Yanni: New Age Tough Guy! New age singer/songwriter Yanni has been arrested for beating up his chick. Yanni asked his young girlfriend Silvia to leave his pad because blah blah blah. After an exchange of more blah blah, Silvia headed for the closet. While she packed, Yanni—the blah blah blah of his generation--allegedly grabbed her, shook her, threw her on the bed, and then jumped on her.
We’re not sure if he jumped up and down on her like a little kid, or if he “jumped” her against her will or blah blah blah. Our sources reveal he “jumped on her”—that’s all we know.
Our problem is we don't care.
A.) Hey, me neither.
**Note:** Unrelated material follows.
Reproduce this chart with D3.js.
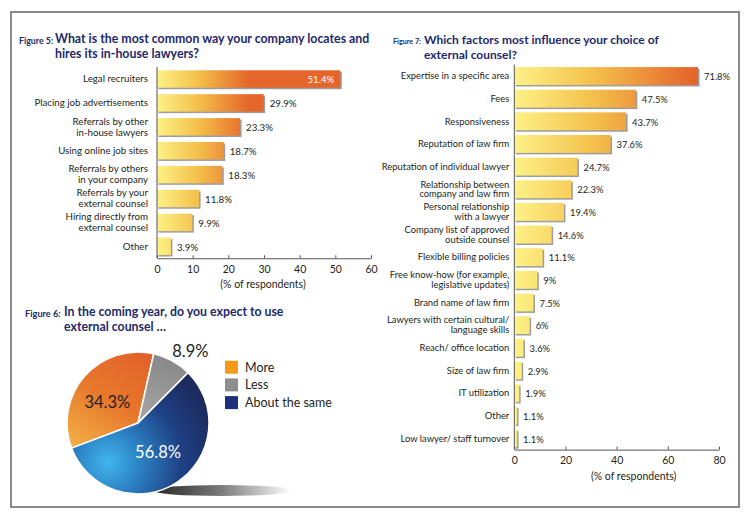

B.) Ha, I could care less also, ha. C.) Can’t read the blog right now, I’m beating my girlfriend’s ass.
The Television's on Fire! Of course, we don’t watch The Apprentice but we hear Donald Trump fired Stacy and Pepi last night after they failed their task. Some text message nonsense or other to do with Gillette’s new five-blade Fusion razor.
We like a close shave and we’ve had more than our share. Anyone out there have any experience with this new razor? I’m currently a Good News user, thanks.
A.) Can’t help you, I’m waiting for a six blade razor B.) Grow a beard, fag. C.) Yanni shaves his legs with a Fusion, ask him.
In Defense of Jon Stewart: A Lady Bomb Editorial! Okay, you can take him down from the cross. Dress the wounds, pack a lunch, and point his ass toward his people at Comedy Central.
We feel bad for Jon Stewart; everyone seems to think the guy blew as host of the Academy Awards. What did his critics expect? Guy’s hosting a show, what the fuck?
You introduce movie stars, you tell a few jokes, you simulate anal sex with Norm Macdonald, that’s it—there’s your hosting job.
What—he should juggle?
Get a grip, get a grip, get a grip—show’s over, folks--break it up. I ain't heard this much crying since Yanni nicked himself shaving.
Oy, I miss the great Billy Crystal. Oy, he’s so special. Oy, he was on Soap. Oy, he’s so funny. Oy, he should always host the Oscars. Oy.
No one gives a flying fuck.
How do you like them fucking apples?
A.) Whoa, I’ve never seen you angrier. B.) An apple a day keeps the doctor away. C.) Norm in red polka dot boxer shorts, ha, ha, ha.